Subject: Re: [PATCH 2/2] memcg make move_task_charge check clearer

On Thu, 3 Jun 2010 11:51:19 +0900, KAMEZAWA Hiroyuki <[email protected]> wrote:
> From: KAMEZAWA Hiroyuki <[email protected]>
>
> Now, for checking a memcg is under task-account-moving, we do css_tryget()
> against mc.to and mc.from. But this is just complicating things. This patch
> makes the check easier.
>
> This patch adds a spinlock to move_charge_struct and guard modification
> of mc.to and mc.from. By this, we don't have to think about complicated
> races around this not-critical path.
>
> Changelog:
> - removed disable/enable irq.
>
> Signed-off-by: KAMEZAWA Hiroyuki <[email protected]>
> ---
> mm/memcontrol.c | 48 ++++++++++++++++++++++++++++--------------------
> 1 file changed, 28 insertions(+), 20 deletions(-)
>
> Index: mmotm-2.6.34-May21/mm/memcontrol.c
> ===================================================================
> --- mmotm-2.6.34-May21.orig/mm/memcontrol.c
> +++ mmotm-2.6.34-May21/mm/memcontrol.c
> @@ -268,6 +268,7 @@ enum move_type {
>
> /* "mc" and its members are protected by cgroup_mutex */
> static struct move_charge_struct {
> + spinlock_t lock; /* for from, to, moving_task */
> struct mem_cgroup *from;
> struct mem_cgroup *to;
> unsigned long precharge;
> @@ -276,6 +277,7 @@ static struct move_charge_struct {
> struct task_struct *moving_task; /* a task moving charges */
> wait_queue_head_t waitq; /* a waitq for other context */
> } mc = {
> + .lock = __SPIN_LOCK_UNLOCKED(mc.lock),
> .waitq = __WAIT_QUEUE_HEAD_INITIALIZER(mc.waitq),
> };
>
> @@ -1076,26 +1078,25 @@ static unsigned int get_swappiness(struc
>
> static bool mem_cgroup_under_move(struct mem_cgroup *mem)
> {
> - struct mem_cgroup *from = mc.from;
> - struct mem_cgroup *to = mc.to;
> + struct mem_cgroup *from;
> + struct mem_cgroup *to;
> bool ret = false;
> -
> - if (from == mem || to == mem)
> - return true;
> -
> - if (!from || !to || !mem->use_hierarchy)
> - return false;
> -
> - rcu_read_lock();
> - if (css_tryget(&from->css)) {
> - ret = css_is_ancestor(&from->css, &mem->css);
> - css_put(&from->css);
> - }
> - if (!ret && css_tryget(&to->css)) {
> - ret = css_is_ancestor(&to->css, &mem->css);
> + /*
> + * Unlike task_move routines, we access mc.to, mc.from not under
> + * mutual exclusion by cgroup_mutex. Here, we take spinlock instead.
> + */
> + spin_lock(&mc.lock);
> + from = mc.from;
> + to = mc.to;
> + if (!from)
> + goto unlock;
> + if (from == mem || to == mem
> + || (mem->use_hierarchy && css_is_ancestor(&from->css, &mem->css))
> + || (mem->use_hierarchy && css_is_ancestor(&to->css, &mem->css)))
> css_put(&to->css);
I think this css_put() must be removed too.
Except for it, this patch looks good to me.

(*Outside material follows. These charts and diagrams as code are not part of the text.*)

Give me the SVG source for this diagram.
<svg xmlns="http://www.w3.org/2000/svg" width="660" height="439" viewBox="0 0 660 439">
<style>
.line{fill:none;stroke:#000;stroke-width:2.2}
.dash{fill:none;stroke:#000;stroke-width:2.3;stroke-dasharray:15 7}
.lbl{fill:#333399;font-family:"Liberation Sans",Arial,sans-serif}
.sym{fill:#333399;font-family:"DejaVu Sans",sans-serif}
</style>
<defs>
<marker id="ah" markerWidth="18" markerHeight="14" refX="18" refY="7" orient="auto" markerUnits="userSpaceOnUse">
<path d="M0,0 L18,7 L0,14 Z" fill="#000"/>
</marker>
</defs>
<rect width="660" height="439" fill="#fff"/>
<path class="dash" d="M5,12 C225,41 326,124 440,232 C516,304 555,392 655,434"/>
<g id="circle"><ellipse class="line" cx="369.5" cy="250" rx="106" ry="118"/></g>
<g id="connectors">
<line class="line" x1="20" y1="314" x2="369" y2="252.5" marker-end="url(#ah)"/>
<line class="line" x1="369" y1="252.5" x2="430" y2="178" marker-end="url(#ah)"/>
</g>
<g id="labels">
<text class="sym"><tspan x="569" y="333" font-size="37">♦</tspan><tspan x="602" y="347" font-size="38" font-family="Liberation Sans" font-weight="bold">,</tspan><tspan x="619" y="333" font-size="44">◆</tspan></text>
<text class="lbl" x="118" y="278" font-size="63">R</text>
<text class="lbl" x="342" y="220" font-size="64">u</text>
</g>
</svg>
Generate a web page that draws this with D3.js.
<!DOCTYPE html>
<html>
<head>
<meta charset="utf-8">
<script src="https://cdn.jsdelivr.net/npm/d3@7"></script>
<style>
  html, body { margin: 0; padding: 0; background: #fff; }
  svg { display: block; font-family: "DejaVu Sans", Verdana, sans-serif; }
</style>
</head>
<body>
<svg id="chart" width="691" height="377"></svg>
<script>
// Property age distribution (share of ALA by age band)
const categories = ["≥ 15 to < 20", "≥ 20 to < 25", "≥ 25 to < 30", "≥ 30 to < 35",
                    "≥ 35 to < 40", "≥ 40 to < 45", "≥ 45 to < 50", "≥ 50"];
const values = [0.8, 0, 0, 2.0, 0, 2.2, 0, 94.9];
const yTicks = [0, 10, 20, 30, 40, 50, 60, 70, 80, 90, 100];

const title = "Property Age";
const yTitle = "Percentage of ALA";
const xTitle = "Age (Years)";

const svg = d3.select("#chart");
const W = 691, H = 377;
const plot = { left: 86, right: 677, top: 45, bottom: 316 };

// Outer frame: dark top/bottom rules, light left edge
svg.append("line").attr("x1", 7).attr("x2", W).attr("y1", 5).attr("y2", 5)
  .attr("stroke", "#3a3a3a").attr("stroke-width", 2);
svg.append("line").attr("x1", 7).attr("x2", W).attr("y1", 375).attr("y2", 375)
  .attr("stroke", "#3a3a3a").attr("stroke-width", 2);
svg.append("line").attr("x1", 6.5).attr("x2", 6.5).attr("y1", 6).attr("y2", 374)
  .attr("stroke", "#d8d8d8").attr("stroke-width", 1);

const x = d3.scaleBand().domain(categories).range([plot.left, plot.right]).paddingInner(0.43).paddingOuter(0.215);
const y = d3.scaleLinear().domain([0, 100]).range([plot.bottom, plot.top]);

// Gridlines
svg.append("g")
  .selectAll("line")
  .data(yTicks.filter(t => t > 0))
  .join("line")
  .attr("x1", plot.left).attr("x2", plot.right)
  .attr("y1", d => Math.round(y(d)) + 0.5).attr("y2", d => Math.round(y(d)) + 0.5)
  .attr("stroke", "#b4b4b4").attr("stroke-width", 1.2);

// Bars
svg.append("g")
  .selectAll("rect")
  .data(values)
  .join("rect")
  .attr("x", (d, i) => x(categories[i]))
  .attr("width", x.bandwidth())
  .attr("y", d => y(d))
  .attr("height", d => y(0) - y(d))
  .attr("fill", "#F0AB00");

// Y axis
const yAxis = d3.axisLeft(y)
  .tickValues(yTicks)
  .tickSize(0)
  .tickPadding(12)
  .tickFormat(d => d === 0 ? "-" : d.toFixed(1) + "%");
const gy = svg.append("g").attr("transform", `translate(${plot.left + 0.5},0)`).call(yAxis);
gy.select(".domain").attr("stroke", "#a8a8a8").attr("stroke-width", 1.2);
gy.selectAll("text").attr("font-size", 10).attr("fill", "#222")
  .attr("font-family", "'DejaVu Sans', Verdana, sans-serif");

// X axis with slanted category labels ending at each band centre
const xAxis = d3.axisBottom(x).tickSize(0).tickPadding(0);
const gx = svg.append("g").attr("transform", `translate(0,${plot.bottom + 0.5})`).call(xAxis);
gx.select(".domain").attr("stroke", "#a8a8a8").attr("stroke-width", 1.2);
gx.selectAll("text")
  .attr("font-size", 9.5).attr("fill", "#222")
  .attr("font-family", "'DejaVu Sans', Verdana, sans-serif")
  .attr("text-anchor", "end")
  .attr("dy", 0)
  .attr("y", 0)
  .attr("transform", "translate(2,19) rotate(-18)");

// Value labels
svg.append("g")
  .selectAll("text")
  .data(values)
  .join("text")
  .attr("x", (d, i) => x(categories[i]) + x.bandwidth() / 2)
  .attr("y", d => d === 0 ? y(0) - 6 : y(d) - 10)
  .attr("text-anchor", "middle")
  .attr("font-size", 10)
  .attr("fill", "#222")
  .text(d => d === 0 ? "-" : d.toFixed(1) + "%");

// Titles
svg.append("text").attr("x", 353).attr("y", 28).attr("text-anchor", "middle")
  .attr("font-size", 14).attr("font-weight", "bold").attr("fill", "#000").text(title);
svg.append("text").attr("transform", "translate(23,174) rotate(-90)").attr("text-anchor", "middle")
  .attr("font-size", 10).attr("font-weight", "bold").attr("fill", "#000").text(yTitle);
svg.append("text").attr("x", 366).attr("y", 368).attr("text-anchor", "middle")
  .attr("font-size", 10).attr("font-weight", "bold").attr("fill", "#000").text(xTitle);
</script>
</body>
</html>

Thank you for cleaning up my dirty code :)

Thanks,
Daisuke Nishimura.

> - }
> - rcu_read_unlock();
> + ret = true;
> +unlock:
> + spin_unlock(&mc.lock);
> return ret;
> }
>
> @@ -4447,11 +4448,13 @@ static int mem_cgroup_precharge_mc(struc
>
> static void mem_cgroup_clear_mc(void)
> {
> + struct mem_cgroup *from = mc.from;
> + struct mem_cgroup *to = mc.to;
> +
> /* we must uncharge all the leftover precharges from mc.to */
> if (mc.precharge) {
> __mem_cgroup_cancel_charge(mc.to, mc.precharge);
> mc.precharge = 0;
> - memcg_oom_recover(mc.to);
> }
> /*
> * we didn't uncharge from mc.from at mem_cgroup_move_account(), so
> @@ -4460,7 +4463,6 @@ static void mem_cgroup_clear_mc(void)
> if (mc.moved_charge) {
> __mem_cgroup_cancel_charge(mc.from, mc.moved_charge);
> mc.moved_charge = 0;
> - memcg_oom_recover(mc.from);
> }
> /* we must fixup refcnts and charges */
> if (mc.moved_swap) {
> @@ -4485,9 +4487,13 @@ static void mem_cgroup_clear_mc(void)
>
> mc.moved_swap = 0;
> }
> + spin_lock(&mc.lock);
> mc.from = NULL;
> mc.to = NULL;
> mc.moving_task = NULL;
> + spin_unlock(&mc.lock);
> + memcg_oom_recover(from);
> + memcg_oom_recover(to);
> wake_up_all(&mc.waitq);
> }
>
> @@ -4516,12 +4522,14 @@ static int mem_cgroup_can_attach(struct
> VM_BUG_ON(mc.moved_charge);
> VM_BUG_ON(mc.moved_swap);
> VM_BUG_ON(mc.moving_task);
> + spin_lock(&mc.lock);
> mc.from = from;
> mc.to = mem;
> mc.precharge = 0;
> mc.moved_charge = 0;
> mc.moved_swap = 0;
> mc.moving_task = current;
> + spin_unlock(&mc.lock);
>
> ret = mem_cgroup_precharge_mc(mm);
> if (ret)
>

2010-06-03 07:05:38

by Kamezawa Hiroyuki

[permalink] [raw]

Subject: Re: [PATCH 2/2] memcg make move_task_charge check clearer

On Thu, 3 Jun 2010 15:40:31 +0900
Daisuke Nishimura <[email protected]> wrote:
css_put(&to->css);
> I think this css_put() must be removed too.
> Except for it, this patch looks good to me.
>
Nice catch. Thank you.

> Thank you for cleaning up my dirty code :)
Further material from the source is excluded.